Selon « HH », les sociétés bananières d’Urabá ont fait appel au paramilitaire Banana Bloc pour « empêcher les syndicats de faire grève ». Le leader du bloc bananier est venu avec l’ordre de détruire les syndicats et le parti de gauche Unión Patriótica (UP).

Selon la décision de la justice américaine contre Chiquita, la société bananière a cofinancé l’AUC entre 1997 et 2004. Ce n’est pas correct, dit Veloza. Le bloc bananier a lancé la persécution contre les syndicats d’Urabá en 1995 au nom des entreprises bananières de la région. Jusqu’en 1997, le financement était effectué illégalement. L’AUC a ensuite utilisé les structures du groupe légal d’autodéfense rurale Convivir pour « légaliser » le financement.

« Je suis allé de finca en finca dans toutes les communautés pour rassembler les travailleurs et leur dire que désormais les grèves étaient interdites dans la région et que quiconque faisait grève était une cible militaire », a avoué Veloza.

L’objectif était d’éviter que la production ne s’arrête lorsque les navires attendent au port leurs chargements de bananes, car cela coûterait beaucoup d’argent aux entreprises. C’est exactement pour cela que les ouvriers se sont mis en grève lorsque les navires étaient au mouillage. « Nous avons résolu tous ces problèmes. Pour le bénéfice de qui ? Pour le bénéfice des sociétés bananières », a déclaré Veloza.
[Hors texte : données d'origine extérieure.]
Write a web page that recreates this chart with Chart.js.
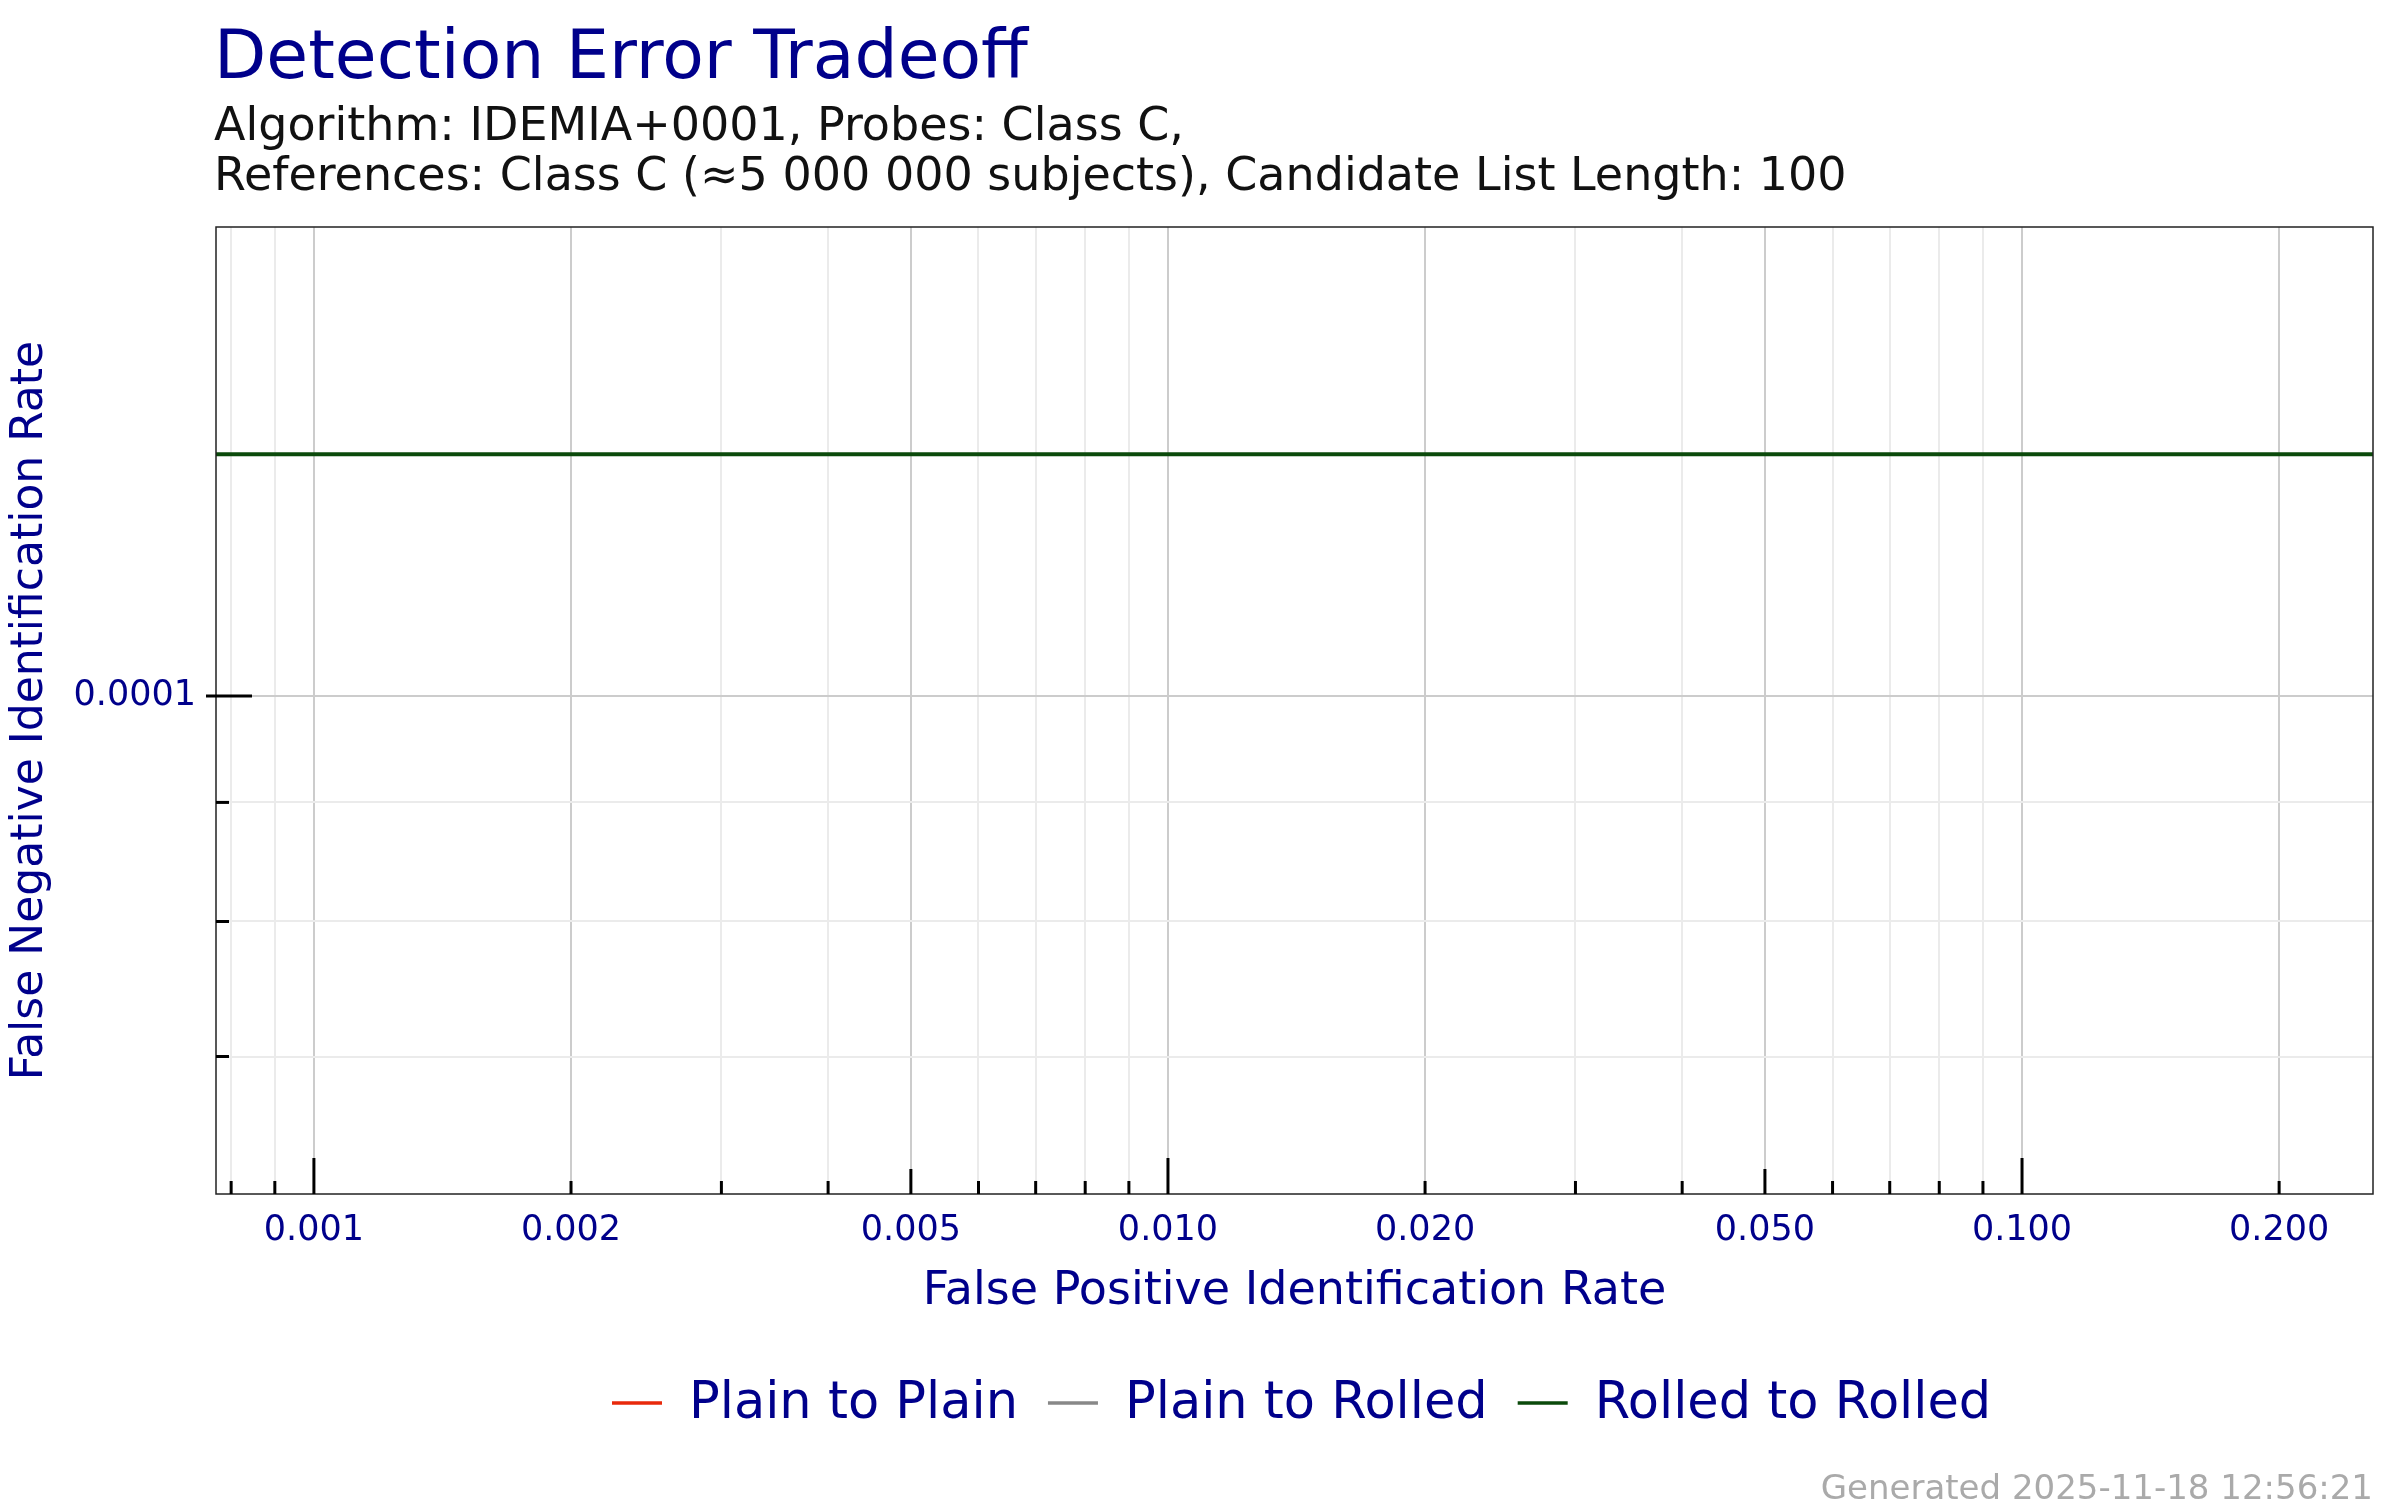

Avant que le bloc bananier ne devienne actif à Urabá, les sociétés bananières avaient mis en place leurs propres « structures de sécurité » avec des contremaîtres dans les fincas. Ils ont ensuite appartenu à l’AUC, mais ont continué à être payés par les entreprises, a expliqué « HH ».

Les AUC ont travaillé en étroite collaboration avec les forces armées. « Sans le soutien des forces armées et de la police, tout aurait été impossible pour nous », a déclaré Veloza.

D’autres entreprises qui ont travaillé avec ce modèle de violence à Urabá et que « HH » mentionne nommément dans l’interview sont l’entreprise colombienne de boissons Postobón et l’entreprise bananière américaine Dole.

Il est important que des gens comme lui disent la vérité sur le financement des paramilitaires afin que l’histoire ne se répète pas, a-t-il souligné. Autrement, les processus de paix feront disparaître certains groupes, mais d’autres continueront d’exister tant que ceux qui les financent ne seront pas touchés.